The future of work has been in the news off and on for a while, especially as AI and robotics start to make more of an impact. Lorry drivers are one profession said to be threatened by self-driving vehicles, but many white-collar employees are also at serious risk. For instance, computers can do very efficient legal discovery (and a lot more cheaply). We might start seeing higher unemployment, more underemployment, lower wages and the need to work much longer. Tornadoes weaving a path of destruction through the workplace?
A couple of years ago, The Economist magazine talked of :
Just as robots became ever better at various manual tasks over the past century—and were therefore able to replace human labour in a growing array of jobs, beginning with the most routine—computer control systems are able to handle ever more of the work done by human administrative workers. Jobs from truck driver to legal aid to medical diagnostician to customer service technician will soon be threatened by machines. Starting with the most routine tasks.
The article above starts off quoting David Graeber on his labelling many jobs as "bullshit jobs" (Strike Magazine), massive swathes usually administrative jobs in areas like health administration, human resources and public relations.

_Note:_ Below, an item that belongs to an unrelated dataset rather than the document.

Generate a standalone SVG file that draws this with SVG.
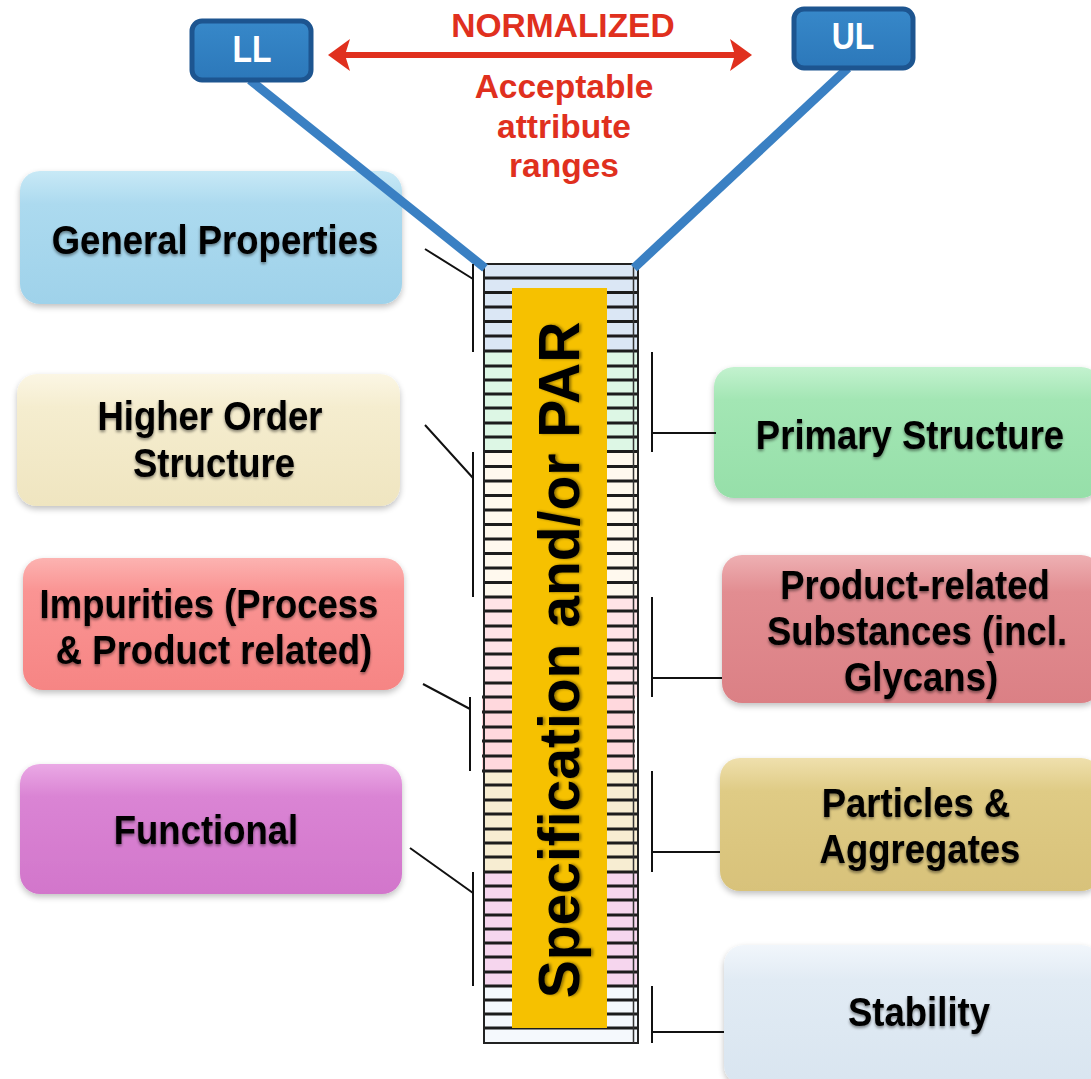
<svg xmlns="http://www.w3.org/2000/svg" width="1091" height="1079" viewBox="0 0 1091 1079">
<style>
.lbl{font-family:"Liberation Sans",Arial,sans-serif;font-weight:bold;font-size:36.5px;fill:#000;text-anchor:middle}
.red{font-family:"Liberation Sans",Arial,sans-serif;font-weight:bold;font-size:33.5px;fill:#e0301e;text-anchor:middle}
.lim{font-family:"Liberation Sans",Arial,sans-serif;font-weight:bold;font-size:32px;fill:#fff;text-anchor:middle}
.con{stroke:#111;stroke-width:2;fill:none}
.blue{stroke:#3a80c3;stroke-width:9;stroke-linecap:butt;fill:none}
.stripe{stroke:#1c1c1c;stroke-width:3;fill:none}
.box{stroke:none}
</style>
<defs>
<filter id="sh" x="-10%" y="-10%" width="120%" height="130%">
<feGaussianBlur in="SourceAlpha" stdDeviation="3"/>
<feOffset dy="3" result="b"/>
<feComponentTransfer><feFuncA type="linear" slope="0.25"/></feComponentTransfer>
<feMerge><feMergeNode/><feMergeNode in="SourceGraphic"/></feMerge>
</filter>
<filter id="ts" x="-5%" y="-20%" width="110%" height="150%">
<feGaussianBlur in="SourceAlpha" stdDeviation="1.5"/>
<feOffset dy="2" result="b"/>
<feComponentTransfer><feFuncA type="linear" slope="0.45"/></feComponentTransfer>
<feMerge><feMergeNode/><feMergeNode in="SourceGraphic"/></feMerge>
</filter>
<linearGradient id="gBlue" x1="0" y1="0" x2="0" y2="1"><stop offset="0" stop-color="#c8e9f6"/><stop offset="0.25" stop-color="#acdaef"/><stop offset="1" stop-color="#9fd2ea"/></linearGradient>
<linearGradient id="gCream" x1="0" y1="0" x2="0" y2="1"><stop offset="0" stop-color="#fbf6e4"/><stop offset="0.25" stop-color="#f5edcf"/><stop offset="1" stop-color="#efe5c0"/></linearGradient>
<linearGradient id="gSalmon" x1="0" y1="0" x2="0" y2="1"><stop offset="0" stop-color="#fcb3b1"/><stop offset="0.25" stop-color="#fa9493"/><stop offset="1" stop-color="#f68584"/></linearGradient>
<linearGradient id="gOrchid" x1="0" y1="0" x2="0" y2="1"><stop offset="0" stop-color="#eaa9e5"/><stop offset="0.25" stop-color="#da84d4"/><stop offset="1" stop-color="#d276cb"/></linearGradient>
<linearGradient id="gGreen" x1="0" y1="0" x2="0" y2="1"><stop offset="0" stop-color="#c3f2cf"/><stop offset="0.25" stop-color="#a3e6b4"/><stop offset="1" stop-color="#96dfa9"/></linearGradient>
<linearGradient id="gRose" x1="0" y1="0" x2="0" y2="1"><stop offset="0" stop-color="#eeb0b3"/><stop offset="0.25" stop-color="#e28d91"/><stop offset="1" stop-color="#db8085"/></linearGradient>
<linearGradient id="gGold" x1="0" y1="0" x2="0" y2="1"><stop offset="0" stop-color="#efe0ad"/><stop offset="0.25" stop-color="#dfcb85"/><stop offset="1" stop-color="#d8c27a"/></linearGradient>
<linearGradient id="gGrey" x1="0" y1="0" x2="0" y2="1"><stop offset="0" stop-color="#f1f6fb"/><stop offset="0.25" stop-color="#e1ebf4"/><stop offset="1" stop-color="#d9e5f0"/></linearGradient>
<linearGradient id="gLim" x1="0" y1="0" x2="0" y2="1"><stop offset="0" stop-color="#3788c9"/><stop offset="1" stop-color="#2c78ba"/></linearGradient>
<marker id="arr" viewBox="0 0 22 32" refX="5" refY="16" markerWidth="22" markerHeight="32" markerUnits="userSpaceOnUse" orient="auto-start-reverse">
<path d="M0,0 L22,16 L0,32 L5,16 z" fill="#e0301e"/>
</marker>
</defs>
<rect width="1091" height="1079" fill="#fff"/>

<g id="label-normalized">
<text class="red" x="563" y="37">NORMALIZED</text>
<text class="red" x="564" y="98">Acceptable</text>
<text class="red" x="564" y="138">attribute</text>
<text class="red" x="564" y="177">ranges</text>
</g>

<g id="node-column">
<rect x="484" y="264" width="154" height="88" fill="#dbe7f5"/>
<rect x="484" y="352" width="154" height="100" fill="#ddf7e5"/>
<rect x="484" y="452" width="154" height="145" fill="#fff9ee"/>
<rect x="484" y="597" width="154" height="100" fill="#ffe3e7"/>
<rect x="482" y="697" width="153" height="74" fill="#ffd8dd"/>
<rect x="484" y="771" width="154" height="101" fill="#f7edd2"/>
<rect x="484" y="872" width="154" height="114" fill="#f6d6ee"/>
<rect x="484" y="986" width="154" height="57" fill="#f5f9fd"/>
<path class="stripe" d="M484,278 H638 M484,292.5 H638 M484,307 H638 M484,321.5 H638 M484,336 H638 M484,351 H638
M484,366 H638 M484,380 H638 M484,394 H638 M484,408 H638 M484,423 H638 M484,437 H638 M484,451.5 H638
M484,466.5 H638 M484,481 H638 M484,495.5 H638 M484,510 H638 M484,524.5 H638 M484,539 H638 M484,553.5 H638 M484,568 H638 M484,582.5 H638 M484,597 H638
M484,611 H638 M484,626 H638 M484,640 H638 M484,654 H638 M484,668 H638 M484,683 H638
M482,697 H635 M482,712 H635 M482,727 H635 M482,741 H635 M482,756 H635 M482,771 H638
M484,785 H638 M484,800 H638 M484,814 H638 M484,829 H638 M484,843 H638 M484,857 H638 M484,872 H638
M484,886 H638 M484,900 H638 M484,915 H638 M484,929 H638 M484,943 H638 M484,957 H638 M484,972 H638 M484,986 H638
M484,1000 H638 M484,1014 H638 M484,1028 H638"/>
<path d="M484,264 H638 V1043 H484 Z" fill="none" stroke="#222" stroke-width="2"/>
<path d="M633.5,264 V1043" stroke="#333" stroke-width="1.5"/>
<rect x="512" y="288" width="95" height="740" fill="#f6c100"/>
<text transform="translate(579,660) rotate(-90)" font-family="Liberation Sans,Arial,sans-serif" font-weight="bold" font-size="57" text-anchor="middle" fill="#000" filter="url(#ts)">Specification and/or PAR</text>
</g>

<g id="node-general" filter="url(#sh)">
<rect class="box" x="20" y="171" width="382" height="133" rx="20" fill="url(#gBlue)"/>
<text class="lbl" transform="translate(215,254) scale(1,1.12)" filter="url(#ts)">General Properties</text>
</g>
<g id="node-higher" filter="url(#sh)">
<rect class="box" x="17" y="374" width="383" height="132" rx="20" fill="url(#gCream)"/>
<text class="lbl" transform="translate(210,430) scale(1,1.12)" filter="url(#ts)">Higher Order</text>
<text class="lbl" transform="translate(214,477) scale(1,1.12)" filter="url(#ts)">Structure</text>
</g>
<g id="node-impurities" filter="url(#sh)">
<rect class="box" x="23" y="558" width="381" height="132" rx="20" fill="url(#gSalmon)"/>
<text class="lbl" transform="translate(209,618) scale(1,1.12)" filter="url(#ts)">Impurities (Process</text>
<text class="lbl" transform="translate(214,664) scale(1,1.12)" filter="url(#ts)">&amp; Product related)</text>
</g>
<g id="node-functional" filter="url(#sh)">
<rect class="box" x="20" y="764" width="382" height="130" rx="20" fill="url(#gOrchid)"/>
<text class="lbl" transform="translate(206,844) scale(1,1.12)" filter="url(#ts)">Functional</text>
</g>
<g id="node-primary" filter="url(#sh)">
<rect class="box" x="714" y="367" width="387" height="131" rx="20" fill="url(#gGreen)"/>
<text class="lbl" transform="translate(910,449) scale(1,1.12)" filter="url(#ts)">Primary Structure</text>
</g>
<g id="node-product" filter="url(#sh)">
<rect class="box" x="722" y="555" width="379" height="148" rx="20" fill="url(#gRose)"/>
<text class="lbl" transform="translate(915,599) scale(1,1.12)" filter="url(#ts)">Product-related</text>
<text class="lbl" transform="translate(917,645) scale(1,1.12)" filter="url(#ts)">Substances (incl.</text>
<text class="lbl" transform="translate(921,691) scale(1,1.12)" filter="url(#ts)">Glycans)</text>
</g>
<g id="node-particles" filter="url(#sh)">
<rect class="box" x="720" y="758" width="381" height="133" rx="20" fill="url(#gGold)"/>
<text class="lbl" transform="translate(916,817) scale(1,1.12)" filter="url(#ts)">Particles &amp;</text>
<text class="lbl" transform="translate(920,863) scale(1,1.12)" filter="url(#ts)">Aggregates</text>
</g>
<g id="node-stability" filter="url(#sh)">
<rect class="box" x="724" y="945" width="377" height="140" rx="20" fill="url(#gGrey)"/>
<text class="lbl" transform="translate(919,1026) scale(1,1.12)" filter="url(#ts)">Stability</text>
</g>

<g id="connectors">
<path class="blue" d="M250,80 L485,268"/>
<path class="blue" d="M848,68 L634,268"/>
<path d="M345,55 H735" stroke="#e0301e" stroke-width="6" fill="none" marker-start="url(#arr)" marker-end="url(#arr)"/>
<path class="con" d="M425,249 L473,279 M473,264 V352"/>
<path class="con" d="M425,425 L473,478 M473,452 V597"/>
<path class="con" d="M423,684 L470,709 M470,697 V771"/>
<path class="con" d="M410,848 L473,893 M473,872 V986"/>
<path class="con" d="M652,352 V452 M652,433 H716"/>
<path class="con" d="M652,597 V697 M652,678 H722"/>
<path class="con" d="M652,771 V872 M652,852 H720"/>
<path class="con" d="M652,986 V1043 M652,1032 H724"/>
</g>

<g id="node-LL">
<rect x="192" y="21" width="119" height="59" rx="10" fill="url(#gLim)" stroke="#1d5590" stroke-width="5"/>
<text class="lim" transform="translate(252,62) scale(1,1.15)">LL</text>
</g>
<g id="node-UL">
<rect x="794" y="9" width="119" height="59" rx="10" fill="url(#gLim)" stroke="#1d5590" stroke-width="5"/>
<text class="lim" transform="translate(853,49) scale(1,1.15)">UL</text>
</g>
</svg>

A very different type of economy from the "classic" one of people designing and making things. I might argue that this has really always been the case however, at least since the Industrial Revolution.
David Graeber (author of Debt: The First 5000 Years and LSE Professor) :
While corporations may engage in ruthless downsizing, the layoffs and speed-ups invariably fall on that class of people who are actually making, moving, fixing and maintaining things; through some strange alchemy no one can quite explain, the number of salaried paper-pushers ultimately seems to expand, and more and more employees find themselves, not unlike Soviet workers actually, working 40 or even 50 hour weeks on paper, but effectively working 15 hours just as Keynes predicted, since the rest of their time is spent organising or attending motivational seminars, updating their facebook profiles or downloading TV box-sets.
Maybe the French have a word for this :
I was at the V&A on Sunday looking at some ceramics and glassware. The sixth floor was almost empty, apart from me and three or four other people (later). But there are still guards around, all day, every day. Lots of interesting things to look at and read, but the job seems to be very very dull.
Some glass ornaments and sculptures were extremely striking :
Above: Deep Blue and Bronze Persian Set by Dale Chihuly, 1999.
From the museum label :
Originally reminiscent of the tiny core-formed bottles of ancient Egypt and Persia, the 'Persians'
series was begun on 1985. Since then Chihuly has developed the series into a range of different
shapes , the outer ones often of enormous size.